■ Prompt ■
Retype every line from the start of the data down to and including the line with "const yDomain = [0, 330];". Skip the pictures.

■ Supplied information ■
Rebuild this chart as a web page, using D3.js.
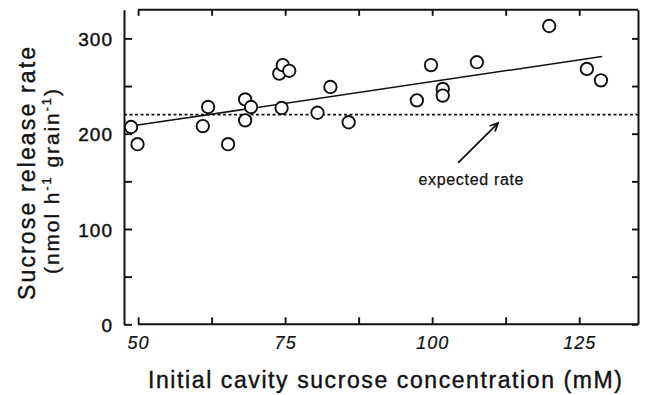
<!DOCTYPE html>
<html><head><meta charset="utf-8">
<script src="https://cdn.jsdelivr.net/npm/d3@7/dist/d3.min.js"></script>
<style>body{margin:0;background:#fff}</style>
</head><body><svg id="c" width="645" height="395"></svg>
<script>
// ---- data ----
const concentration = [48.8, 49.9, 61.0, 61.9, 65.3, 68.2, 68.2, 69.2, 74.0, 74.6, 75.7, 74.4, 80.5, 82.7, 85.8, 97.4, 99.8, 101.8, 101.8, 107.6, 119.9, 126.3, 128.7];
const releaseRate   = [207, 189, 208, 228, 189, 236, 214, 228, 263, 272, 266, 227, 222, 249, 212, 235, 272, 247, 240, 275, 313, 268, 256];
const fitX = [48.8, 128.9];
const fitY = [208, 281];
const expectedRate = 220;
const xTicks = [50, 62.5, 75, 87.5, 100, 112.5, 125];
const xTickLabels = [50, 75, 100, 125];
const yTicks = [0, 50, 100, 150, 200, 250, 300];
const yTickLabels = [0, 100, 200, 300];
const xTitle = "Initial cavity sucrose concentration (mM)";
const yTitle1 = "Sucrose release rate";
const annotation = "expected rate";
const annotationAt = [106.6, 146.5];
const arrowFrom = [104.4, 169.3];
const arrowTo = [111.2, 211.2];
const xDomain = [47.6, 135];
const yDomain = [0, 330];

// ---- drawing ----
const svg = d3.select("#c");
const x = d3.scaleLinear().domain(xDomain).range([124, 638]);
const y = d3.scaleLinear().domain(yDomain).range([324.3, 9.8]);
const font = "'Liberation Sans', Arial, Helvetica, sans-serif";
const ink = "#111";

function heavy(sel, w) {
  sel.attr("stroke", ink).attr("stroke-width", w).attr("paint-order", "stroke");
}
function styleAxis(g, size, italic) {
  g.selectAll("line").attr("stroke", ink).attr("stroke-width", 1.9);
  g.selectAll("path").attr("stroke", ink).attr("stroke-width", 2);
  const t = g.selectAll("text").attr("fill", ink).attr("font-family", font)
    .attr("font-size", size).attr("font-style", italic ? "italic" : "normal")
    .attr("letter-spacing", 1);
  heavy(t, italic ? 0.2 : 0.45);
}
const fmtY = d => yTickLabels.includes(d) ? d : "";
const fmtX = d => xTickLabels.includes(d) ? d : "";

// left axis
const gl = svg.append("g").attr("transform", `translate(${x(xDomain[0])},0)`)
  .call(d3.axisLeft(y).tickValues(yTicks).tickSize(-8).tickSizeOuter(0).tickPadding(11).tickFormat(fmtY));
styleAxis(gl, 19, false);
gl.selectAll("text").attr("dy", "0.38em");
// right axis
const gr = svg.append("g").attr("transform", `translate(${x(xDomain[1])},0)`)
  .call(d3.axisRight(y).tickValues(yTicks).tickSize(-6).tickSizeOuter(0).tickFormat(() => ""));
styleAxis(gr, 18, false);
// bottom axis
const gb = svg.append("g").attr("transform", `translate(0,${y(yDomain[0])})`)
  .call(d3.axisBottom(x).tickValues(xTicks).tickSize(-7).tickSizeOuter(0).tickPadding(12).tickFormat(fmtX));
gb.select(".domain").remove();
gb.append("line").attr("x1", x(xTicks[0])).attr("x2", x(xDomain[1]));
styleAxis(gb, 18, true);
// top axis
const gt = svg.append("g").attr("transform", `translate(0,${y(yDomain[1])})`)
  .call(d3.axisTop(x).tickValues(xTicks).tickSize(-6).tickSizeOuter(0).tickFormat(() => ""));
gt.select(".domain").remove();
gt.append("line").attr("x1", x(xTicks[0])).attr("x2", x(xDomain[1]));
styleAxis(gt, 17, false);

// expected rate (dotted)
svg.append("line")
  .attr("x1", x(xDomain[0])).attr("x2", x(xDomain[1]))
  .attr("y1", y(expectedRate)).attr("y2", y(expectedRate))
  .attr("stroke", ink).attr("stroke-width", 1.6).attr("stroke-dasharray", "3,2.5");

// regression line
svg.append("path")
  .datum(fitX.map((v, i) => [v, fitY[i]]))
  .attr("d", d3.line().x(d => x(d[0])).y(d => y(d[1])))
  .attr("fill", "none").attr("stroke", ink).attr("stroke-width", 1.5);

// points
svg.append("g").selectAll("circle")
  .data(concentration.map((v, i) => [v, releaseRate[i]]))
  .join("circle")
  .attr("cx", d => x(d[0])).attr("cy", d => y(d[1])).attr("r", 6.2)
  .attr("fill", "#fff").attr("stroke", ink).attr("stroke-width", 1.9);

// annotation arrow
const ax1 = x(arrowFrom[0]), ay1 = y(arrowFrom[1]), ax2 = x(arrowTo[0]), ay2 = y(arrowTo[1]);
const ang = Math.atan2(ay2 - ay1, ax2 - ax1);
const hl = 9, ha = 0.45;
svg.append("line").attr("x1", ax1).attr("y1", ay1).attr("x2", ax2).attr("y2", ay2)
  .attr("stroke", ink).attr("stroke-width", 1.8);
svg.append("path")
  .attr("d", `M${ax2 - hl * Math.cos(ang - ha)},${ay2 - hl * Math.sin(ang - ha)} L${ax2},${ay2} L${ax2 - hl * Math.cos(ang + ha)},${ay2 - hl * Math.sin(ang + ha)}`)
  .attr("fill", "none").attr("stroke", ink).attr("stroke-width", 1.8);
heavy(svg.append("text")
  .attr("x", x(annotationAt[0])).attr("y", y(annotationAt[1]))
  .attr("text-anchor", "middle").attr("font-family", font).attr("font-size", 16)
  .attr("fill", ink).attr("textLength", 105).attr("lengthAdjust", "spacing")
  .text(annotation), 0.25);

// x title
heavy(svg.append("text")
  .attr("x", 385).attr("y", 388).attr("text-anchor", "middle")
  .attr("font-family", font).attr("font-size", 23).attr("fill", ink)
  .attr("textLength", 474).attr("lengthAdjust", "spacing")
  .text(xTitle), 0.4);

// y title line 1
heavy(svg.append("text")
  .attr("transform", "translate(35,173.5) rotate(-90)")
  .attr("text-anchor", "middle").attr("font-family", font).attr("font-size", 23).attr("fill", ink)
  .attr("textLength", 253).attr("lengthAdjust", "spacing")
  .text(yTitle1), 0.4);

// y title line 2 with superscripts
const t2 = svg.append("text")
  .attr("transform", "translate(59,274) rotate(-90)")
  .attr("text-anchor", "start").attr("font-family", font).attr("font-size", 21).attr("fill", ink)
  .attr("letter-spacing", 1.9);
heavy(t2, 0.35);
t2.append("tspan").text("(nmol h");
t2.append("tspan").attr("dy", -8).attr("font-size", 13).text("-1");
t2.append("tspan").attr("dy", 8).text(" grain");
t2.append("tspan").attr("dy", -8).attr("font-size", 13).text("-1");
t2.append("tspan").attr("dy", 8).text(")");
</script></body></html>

■ Task output ■
Rebuild this chart as a web page, using D3.js.
<!DOCTYPE html>
<html><head><meta charset="utf-8">
<script src="https://cdn.jsdelivr.net/npm/d3@7/dist/d3.min.js"></script>
<style>body{margin:0;background:#fff}</style>
</head><body><svg id="c" width="645" height="395"></svg>
<script>
// ---- data ----
const concentration = [48.8, 49.9, 61.0, 61.9, 65.3, 68.2, 68.2, 69.2, 74.0, 74.6, 75.7, 74.4, 80.5, 82.7, 85.8, 97.4, 99.8, 101.8, 101.8, 107.6, 119.9, 126.3, 128.7];
const releaseRate   = [207, 189, 208, 228, 189, 236, 214, 228, 263, 272, 266, 227, 222, 249, 212, 235, 272, 247, 240, 275, 313, 268, 256];
const fitX = [48.8, 128.9];
const fitY = [208, 281];
const expectedRate = 220;
const xTicks = [50, 62.5, 75, 87.5, 100, 112.5, 125];
const xTickLabels = [50, 75, 100, 125];
const yTicks = [0, 50, 100, 150, 200, 250, 300];
const yTickLabels = [0, 100, 200, 300];
const xTitle = "Initial cavity sucrose concentration (mM)";
const yTitle1 = "Sucrose release rate";
const annotation = "expected rate";
const annotationAt = [106.6, 146.5];
const arrowFrom = [104.4, 169.3];
const arrowTo = [111.2, 211.2];
const xDomain = [47.6, 135];
const yDomain = [0, 330];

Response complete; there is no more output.